06 março 2011

paulo nozolino

(des)fibrilhações [desabafo andante]

Ando pela cidade, caminhando sob as águas, ou caminhando sobre brasas. Entre entrevistas de emprego, passeio um fato janota, de corte impecável, dissimulando canhestramente, e nem sequer com grande convicção, o que à vista salta. É dos meus olhos ou está nevoeiro, apesar da placidez da tarde? É dos meus olhos ou está nevoeiro e respiro matéria química apenas? Mergulho na nova livraria antiga.
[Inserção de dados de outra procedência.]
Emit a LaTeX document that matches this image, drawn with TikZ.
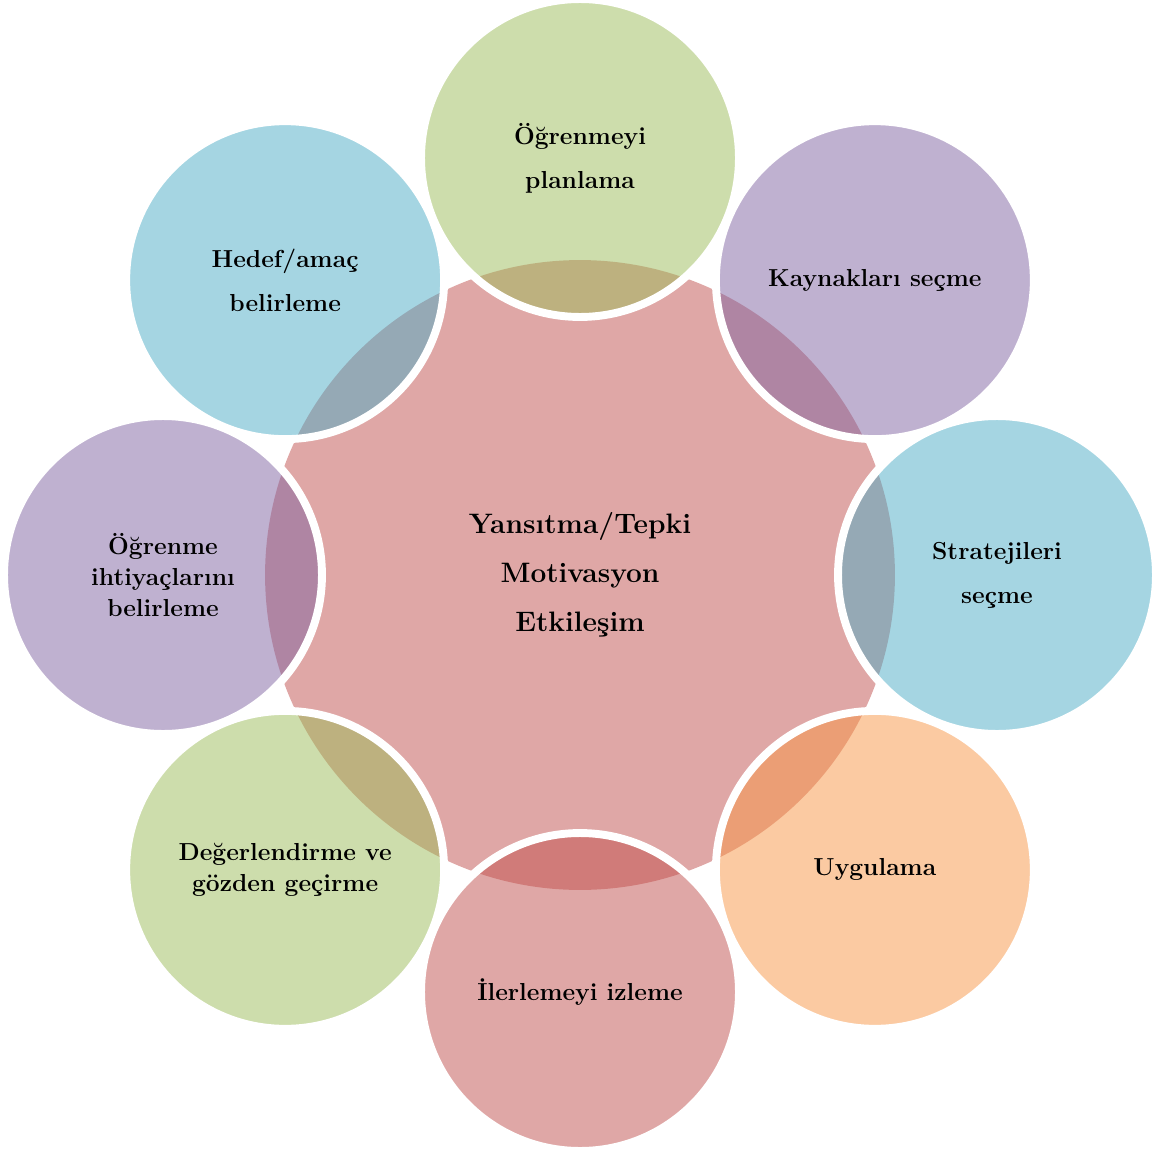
\documentclass[tikz,border=0pt]{standalone}
\usepackage{tikz}
\definecolor{oliveAccent}{HTML}{9BBB59}
\definecolor{purpleAccent}{HTML}{8064A2}
\definecolor{aquaAccent}{HTML}{4BACC6}
\definecolor{orangeAccent}{HTML}{F79646}
\definecolor{redAccent}{HTML}{C0504D}

\begin{document}
\begin{tikzpicture}[x=0.02cm,y=-0.02cm,%%
  hubStyle/.style={circle,inner sep=0pt,minimum size=12.6cm,fill=redAccent,%%
    fill opacity=0.5,text opacity=1,align=center,%%
    font=\fontsize{16}{28}\selectfont\bfseries},%%
  petalStyle/.style={circle,inner sep=0pt,minimum size=6.36cm,draw=white,%%
    line width=4.5pt,fill opacity=0.5,text opacity=1,align=center,%%
    font=\fontsize{14}{25}\selectfont\bfseries},%%
  tightStyle/.style={font=\fontsize{14}{17.5}\selectfont\bfseries},%%
  mediumStyle/.style={font=\fontsize{14}{18}\selectfont\bfseries}%%
]
%%
%%
\pgfmathsetmacro{\hubx}{580}
\pgfmathsetmacro{\huby}{575}
\pgfmathsetmacro{\ring}{417}  %% distance from the hub to each petal
\pgfmathsetmacro{\diag}{\ring*cos(45)}
%%
\useasboundingbox (0,0) rectangle (1153,1149);
%%
%% The hub in the middle.
\node[hubStyle] (hub) at (\hubx,\huby) {Yansıtma/Tepki\\Motivasyon\\Etkileşim};
%%
%% The petals, clockwise from the top.
\node[petalStyle,fill=oliveAccent] (planNode) at (\hubx,\huby-\ring) {Öğrenmeyi\\planlama};
\node[petalStyle,fill=purpleAccent] (sourceNode) at (\hubx+\diag,\huby-\diag) {Kaynakları seçme};
\node[petalStyle,fill=aquaAccent] (strategyNode) at (\hubx+\ring,\huby) {Stratejileri\\seçme};
\node[petalStyle,fill=orangeAccent] (applyNode) at (\hubx+\diag,\huby+\diag) {Uygulama};
\node[petalStyle,fill=redAccent] (monitorNode) at (\hubx,\huby+\ring) {İlerlemeyi izleme};
\node[petalStyle,mediumStyle,fill=oliveAccent] (reviewNode) at (\hubx-\diag,\huby+\diag) {Değerlendirme ve\\gözden geçirme};
\node[petalStyle,tightStyle,fill=purpleAccent] (needNode) at (\hubx-\ring,\huby) {Öğrenme\\ihtiyaçlarını\\belirleme};
\node[petalStyle,fill=aquaAccent] (goalNode) at (\hubx-\diag,\huby-\diag) {Hedef/amaç\\belirleme};
\end{tikzpicture}
\end{document}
Tudo mudou, Deus meu. À porta, a livreira saúda-me e atira um "por onde tens andado? estás diferente..". Respondo que "tirando o facto de ter morrido e renascido", o que nem sequer é inteiramente verdade, "estou bem, obrigado". Lá dentro, a poesia, força centrípta, esmaga-me. "The heart is a red yes", grita um livro. E é já um rapaz dobrado em dois - ou talvez por isso - quem ao punch brutal se escapa. É tarde. É sempre tarde, nesta cidade. Eu sou o que não é, o que não está, o que não foi, o que nunca será. Uma espécie de improbabilidade metafísica, um delírio de gosto duvidoso, um erro. Eu berro, eu grito em Grego, eu morro em segredo. Lisboa: às vezes, odeio-te-me-nos. Isso tudo. Isto tudo. E amor. El bandido.